>>>

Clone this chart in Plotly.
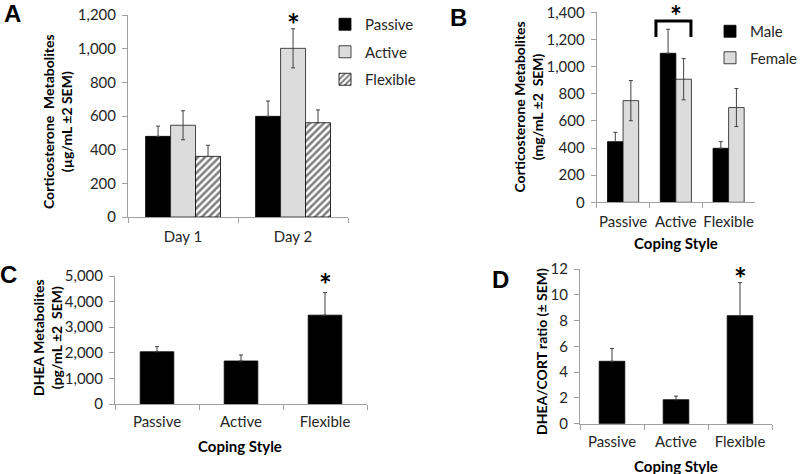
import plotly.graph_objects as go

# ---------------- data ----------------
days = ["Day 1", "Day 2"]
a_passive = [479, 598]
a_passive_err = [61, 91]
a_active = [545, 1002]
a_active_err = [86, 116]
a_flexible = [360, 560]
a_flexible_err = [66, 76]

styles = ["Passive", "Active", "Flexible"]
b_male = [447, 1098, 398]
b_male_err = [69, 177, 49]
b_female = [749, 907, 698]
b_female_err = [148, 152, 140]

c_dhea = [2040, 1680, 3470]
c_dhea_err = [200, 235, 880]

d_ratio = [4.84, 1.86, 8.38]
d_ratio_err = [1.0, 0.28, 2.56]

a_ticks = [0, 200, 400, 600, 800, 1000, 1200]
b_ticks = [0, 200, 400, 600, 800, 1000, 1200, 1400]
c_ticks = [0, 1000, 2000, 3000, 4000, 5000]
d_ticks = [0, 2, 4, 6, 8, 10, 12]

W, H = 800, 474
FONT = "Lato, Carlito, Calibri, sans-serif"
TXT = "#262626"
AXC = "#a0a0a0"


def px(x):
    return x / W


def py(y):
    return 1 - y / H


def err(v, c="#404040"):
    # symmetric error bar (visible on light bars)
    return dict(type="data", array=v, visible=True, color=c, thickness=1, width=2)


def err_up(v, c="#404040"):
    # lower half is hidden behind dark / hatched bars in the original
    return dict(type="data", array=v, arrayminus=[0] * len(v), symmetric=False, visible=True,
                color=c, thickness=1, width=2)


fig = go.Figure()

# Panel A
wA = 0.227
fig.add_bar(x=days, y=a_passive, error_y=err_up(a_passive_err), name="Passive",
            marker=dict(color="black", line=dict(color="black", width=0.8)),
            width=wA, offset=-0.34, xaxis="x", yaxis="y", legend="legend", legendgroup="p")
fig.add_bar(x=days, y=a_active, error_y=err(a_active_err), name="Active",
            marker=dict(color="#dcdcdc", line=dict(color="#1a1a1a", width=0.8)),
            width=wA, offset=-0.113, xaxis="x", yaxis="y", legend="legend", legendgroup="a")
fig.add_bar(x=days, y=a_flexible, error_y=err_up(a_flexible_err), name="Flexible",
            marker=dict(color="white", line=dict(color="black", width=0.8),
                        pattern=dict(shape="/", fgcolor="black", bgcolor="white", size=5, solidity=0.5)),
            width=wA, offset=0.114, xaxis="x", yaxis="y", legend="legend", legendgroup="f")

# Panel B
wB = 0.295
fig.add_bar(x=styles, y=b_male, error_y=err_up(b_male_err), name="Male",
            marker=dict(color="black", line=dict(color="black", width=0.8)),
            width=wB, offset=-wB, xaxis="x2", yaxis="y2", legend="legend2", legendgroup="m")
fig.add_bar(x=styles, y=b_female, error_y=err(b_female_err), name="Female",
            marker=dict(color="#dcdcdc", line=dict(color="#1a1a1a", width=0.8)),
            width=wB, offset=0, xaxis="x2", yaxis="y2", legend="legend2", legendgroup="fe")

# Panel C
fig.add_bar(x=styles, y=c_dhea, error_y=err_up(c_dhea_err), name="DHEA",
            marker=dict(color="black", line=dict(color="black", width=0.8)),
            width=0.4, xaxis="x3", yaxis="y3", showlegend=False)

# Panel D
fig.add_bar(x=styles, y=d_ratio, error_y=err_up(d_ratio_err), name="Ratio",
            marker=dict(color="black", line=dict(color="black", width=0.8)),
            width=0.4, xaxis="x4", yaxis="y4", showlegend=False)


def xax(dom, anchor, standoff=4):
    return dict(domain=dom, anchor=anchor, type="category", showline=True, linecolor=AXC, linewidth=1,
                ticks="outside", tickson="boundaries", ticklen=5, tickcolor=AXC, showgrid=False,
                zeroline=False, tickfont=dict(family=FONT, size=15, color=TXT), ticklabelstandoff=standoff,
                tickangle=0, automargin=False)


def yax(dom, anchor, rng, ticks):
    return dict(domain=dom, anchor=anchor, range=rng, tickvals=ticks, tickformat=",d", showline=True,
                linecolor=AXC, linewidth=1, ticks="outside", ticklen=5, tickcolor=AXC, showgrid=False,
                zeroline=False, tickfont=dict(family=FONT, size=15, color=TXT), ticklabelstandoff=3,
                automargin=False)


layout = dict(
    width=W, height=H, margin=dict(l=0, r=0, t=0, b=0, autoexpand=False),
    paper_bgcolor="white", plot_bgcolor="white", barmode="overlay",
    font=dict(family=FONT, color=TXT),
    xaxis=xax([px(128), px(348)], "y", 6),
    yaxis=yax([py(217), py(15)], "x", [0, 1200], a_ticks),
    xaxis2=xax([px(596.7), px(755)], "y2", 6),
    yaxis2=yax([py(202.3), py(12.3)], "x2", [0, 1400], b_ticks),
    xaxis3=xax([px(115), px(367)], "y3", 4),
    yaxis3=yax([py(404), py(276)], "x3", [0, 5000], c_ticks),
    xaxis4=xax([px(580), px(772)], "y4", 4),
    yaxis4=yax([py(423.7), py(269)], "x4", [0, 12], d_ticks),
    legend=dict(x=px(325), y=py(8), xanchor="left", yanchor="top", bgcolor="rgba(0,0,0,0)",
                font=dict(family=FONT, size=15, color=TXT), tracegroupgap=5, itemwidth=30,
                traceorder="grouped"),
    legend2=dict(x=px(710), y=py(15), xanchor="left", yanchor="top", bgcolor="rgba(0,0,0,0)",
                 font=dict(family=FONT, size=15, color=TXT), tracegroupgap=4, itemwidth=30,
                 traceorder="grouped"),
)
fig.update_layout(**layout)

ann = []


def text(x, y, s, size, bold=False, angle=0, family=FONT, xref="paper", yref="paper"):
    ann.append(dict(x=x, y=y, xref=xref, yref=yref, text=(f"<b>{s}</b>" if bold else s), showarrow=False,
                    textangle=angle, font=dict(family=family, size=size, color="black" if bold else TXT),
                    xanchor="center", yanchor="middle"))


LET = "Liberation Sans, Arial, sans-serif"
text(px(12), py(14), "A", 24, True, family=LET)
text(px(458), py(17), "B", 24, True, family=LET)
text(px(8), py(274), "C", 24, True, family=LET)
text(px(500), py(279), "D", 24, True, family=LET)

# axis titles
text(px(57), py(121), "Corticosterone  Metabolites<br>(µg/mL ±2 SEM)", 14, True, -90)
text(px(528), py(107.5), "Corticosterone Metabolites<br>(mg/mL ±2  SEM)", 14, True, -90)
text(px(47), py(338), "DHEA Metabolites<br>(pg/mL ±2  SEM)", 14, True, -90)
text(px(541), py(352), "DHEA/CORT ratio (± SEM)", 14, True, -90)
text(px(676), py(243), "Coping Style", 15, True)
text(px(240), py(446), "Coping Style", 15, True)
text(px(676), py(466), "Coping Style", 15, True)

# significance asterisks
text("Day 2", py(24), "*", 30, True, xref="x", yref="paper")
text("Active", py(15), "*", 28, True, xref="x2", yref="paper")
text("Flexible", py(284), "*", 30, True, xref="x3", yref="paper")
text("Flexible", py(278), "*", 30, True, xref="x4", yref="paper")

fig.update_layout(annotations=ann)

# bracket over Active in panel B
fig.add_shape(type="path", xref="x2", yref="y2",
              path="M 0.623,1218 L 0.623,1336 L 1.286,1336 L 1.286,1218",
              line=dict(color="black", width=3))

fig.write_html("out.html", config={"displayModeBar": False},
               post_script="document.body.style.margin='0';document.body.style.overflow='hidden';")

<<<

Every line from the start of the listing above through the line with "return 1 - y / H" should be repeated exactly; skip the pictures and add nothing else.

[Response to this task]
Clone this chart in Plotly.
import plotly.graph_objects as go

# ---------------- data ----------------
days = ["Day 1", "Day 2"]
a_passive = [479, 598]
a_passive_err = [61, 91]
a_active = [545, 1002]
a_active_err = [86, 116]
a_flexible = [360, 560]
a_flexible_err = [66, 76]

styles = ["Passive", "Active", "Flexible"]
b_male = [447, 1098, 398]
b_male_err = [69, 177, 49]
b_female = [749, 907, 698]
b_female_err = [148, 152, 140]

c_dhea = [2040, 1680, 3470]
c_dhea_err = [200, 235, 880]

d_ratio = [4.84, 1.86, 8.38]
d_ratio_err = [1.0, 0.28, 2.56]

a_ticks = [0, 200, 400, 600, 800, 1000, 1200]
b_ticks = [0, 200, 400, 600, 800, 1000, 1200, 1400]
c_ticks = [0, 1000, 2000, 3000, 4000, 5000]
d_ticks = [0, 2, 4, 6, 8, 10, 12]

W, H = 800, 474
FONT = "Lato, Carlito, Calibri, sans-serif"
TXT = "#262626"
AXC = "#a0a0a0"


def px(x):
    return x / W


def py(y):
    return 1 - y / H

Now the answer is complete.